First start off by writing a reaction of where this would be taking place. You are given in the problem that you Al2O3 will be extracted so this gives you a clue that this may likely be on the product side of the reaction.

So if you write and equation where the Al2O3 is a product you would have a replacement type reaction where many times a metal is reacting with Oxygen to some level and then one metal is replacing the other metal.

Then you were given in the problem that you have 250g of the FeO, iron oxide and because it indicates from you can conclude that this species is more than likely on the reactant side.

So you would have to write it out in balance form, basically coming up with a balance reaction of what this would look like:

FeO + Al+3 -----> Al2O3 + Fe+2

You would have to make this balanced:

For the molecule Al2O3 there is no net charge so Al would have to take on an oxidation number of 3 or charge of +3. Oxygen rarely takes on anything other than -2 for charge and even for oxidation number. for this to be a balanced and no net charge molecule.

Fe has a 2+ charge

Al has a 3+ charge

and

O has a -2 charge

So these elements would have to come together in a way in which there would be no net charge.

Now you can write a balanced equation:

If you put the following coeffients in front of each species of the product and reactant side:

3FeO + 2Al+3 -----> Al2O3 + 3Fe+2

3 Fe on both sides

3 O on both sides

and

2 Al on both sides

From this equation you can see how all the species on the reactant and product side interact with each other.

3 moles of FeO react with 2 moles of Al+3

250g of FeO react with how many grams of Al+3

3.4797 mol of FeO how many moles of this would be equvalent for Al+3?

3 mol FeO -------> 2 moles Al+3

3.4797 FeO --------X moles Al+3

cross multiply divide and solve for x:

3x = 2(3.4797)

x= 2(3.4797)/3 = 2.3198 moles of Al+3

If trying to determine the limiting reactant you can take the moles derived from the problem of each species on the reactant side and divide it by the coeffecient in the balanced equation:

FeO: 3.4797/3 = 1.1599

Al+3: 2.3198/2 = 1.1599

They both have the same moles-given-from-problem-to-coeffecient ratio, so you might as well proceed the reaction with the grams you were given from FeO which is 250.g

now that you have a BALANCED equation you can see what was yielded or extracted from the reactants given.

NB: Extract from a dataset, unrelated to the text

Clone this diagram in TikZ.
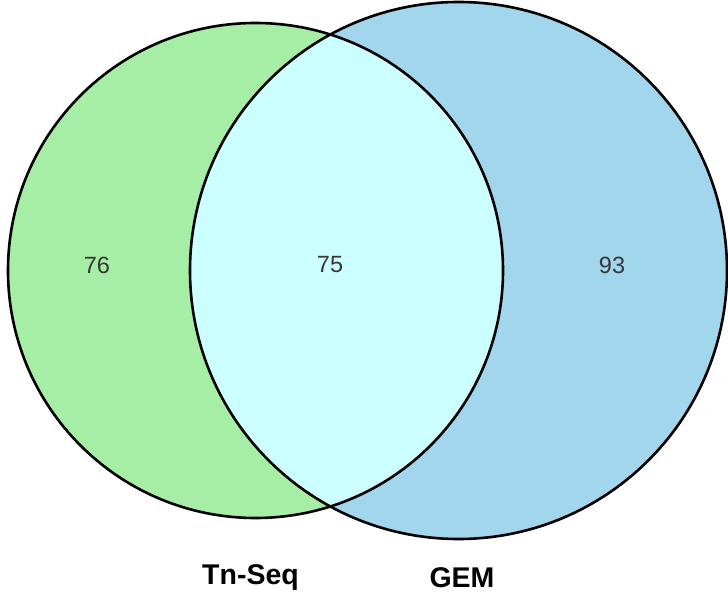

If you were not given grams for the Al weighted out in the reaction and only given the grams for the FeO you would use those grams the 250g to figure out how much Al2O3 would be yielded or extracted.

You could convert the 250g of the FeO to moles.

FeO atomic weight is 55.845 + 16 = 71.845g/mol

250 g of FeO x 1mol/71.845 g = 3.4797 mol

now using the balanced equation and the coeffecients infront of each species on the reactant and product side, find out how much can be be yielded or extracted:

3FeO + 2Al+3 -----> Al2O3 + 3Fe+2

3 moles of FeO react with or react to produce 1 mole of Al2O3. There is an invisble 1 infront of the Al2O3 in the balance equation reaction:

3molesFeO ------>1molesAl2O3

3.4797molesFeO--------> XAl2O3

Now you can cross multiply and divide and solve for X:

3X= 3.4797

X= 3.4797/3 = 1.1599 moles of the Al2O3

should we stop here? No.

It wants our answer in grams.

take the atomic weight of Al2O3 and find the grams from this many moles: 1.1599

atomic weight for Al2O3 is:

Al 26.98 x 2= 53.96

O 16 x 3 = 48

101.96g/mol

1.1599 mol x 101.96g/mol

moles will cancel moles top to bottom and you will have your grams at: 118.26g but to 3 significant figures 118 g.of Al2O3.